As noted in the Offer to Purchase relating to the tender offer, Seaboard Corporation may purchase additional shares of its common stock in the future in the open market, subject to market conditions. Seaboard Corporation may also purchase shares of its common stock in private transactions, tender offers or otherwise. Under applicable securities laws, however, Seaboard Corporation may not purchase any such shares of its common stock until after June 27, 2014. Any future purchases of shares by Seaboard Corporation will depend on many factors, including the market price of the shares, the final results of the tender offer, Seaboard Corporations business and financial position and general economic and market conditions.
MacKenzie Partners, Inc. is serving as Information Agent for the tender offer.
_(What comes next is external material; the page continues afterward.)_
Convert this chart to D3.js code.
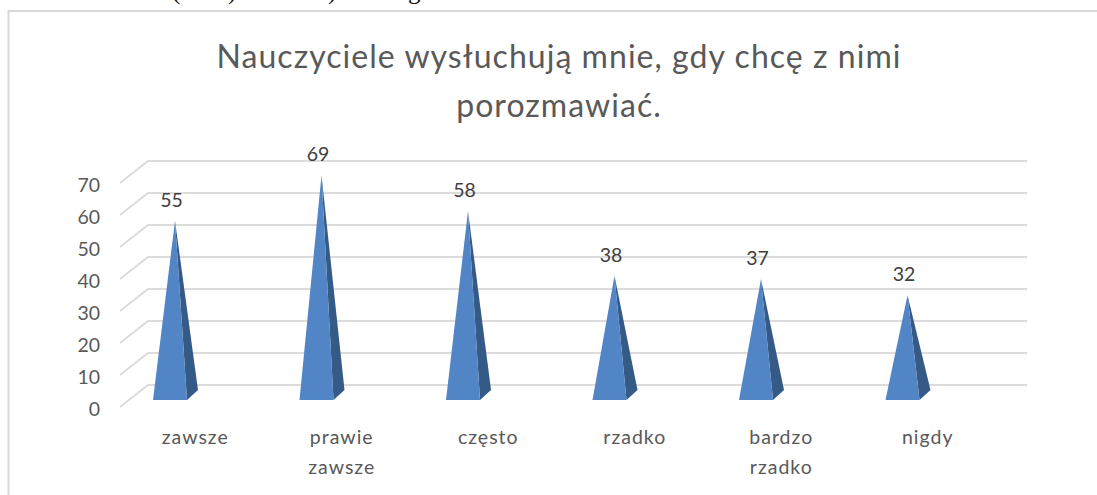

Stockholders who have questions or would like additional information about the tender offer may contact the Information Agent
for the tender offer, MacKenzie Partners Inc., by telephone at: (212) 929-5500 (collect) or (800) 322-2885 (toll-free), or in writing to 105 Madison Avenue, New York, New York 10016 or tenderoffer@mackenziepartners.com.
About Seaboard Corporation
Seaboard Corporation is a diverse global agribusiness and transportation company. In the United States, Seaboard is primarily engaged in pork production and processing and ocean transportation. Overseas, Seaboard is primarily engaged in commodity merchandising, grain processing, sugar production and electric power generation. Seaboard also has an interest in turkey operations in the United States. For more information on Seaboard Corporation, visit www.seaboardcorp.com.
NOTE: The statements in this press release that are not historical statements, including statements regarding the number and purchase price of shares expected to be purchased pursuant to the tender offer and regarding future purchases of shares are forward-looking statements within the meaning of the federal securities laws. These statements are subject to numerous risks and uncertainties, many of which are beyond the Companys control, which could cause actual results to differ materially from the results expressed or implied by the statements. Seaboard Corporations Form 10-K for the year ended December 31, 2013, recent Current Reports on Form 8-K, and other Securities and Exchange Commission filings discuss some of the important risk factors identified that may affect Seaboard Corporations business, results of operations and financial condition. Seaboard Corporation undertakes no obligations to revise or update publicly any forward-looking statements for any reason. There can be no assurance as to the amount, timing or prices of any future share repurchases. The specific timing and amount of repurchases may vary based on market conditions and other factors. Seaboard Corporations share repurchase program may be suspended at any time.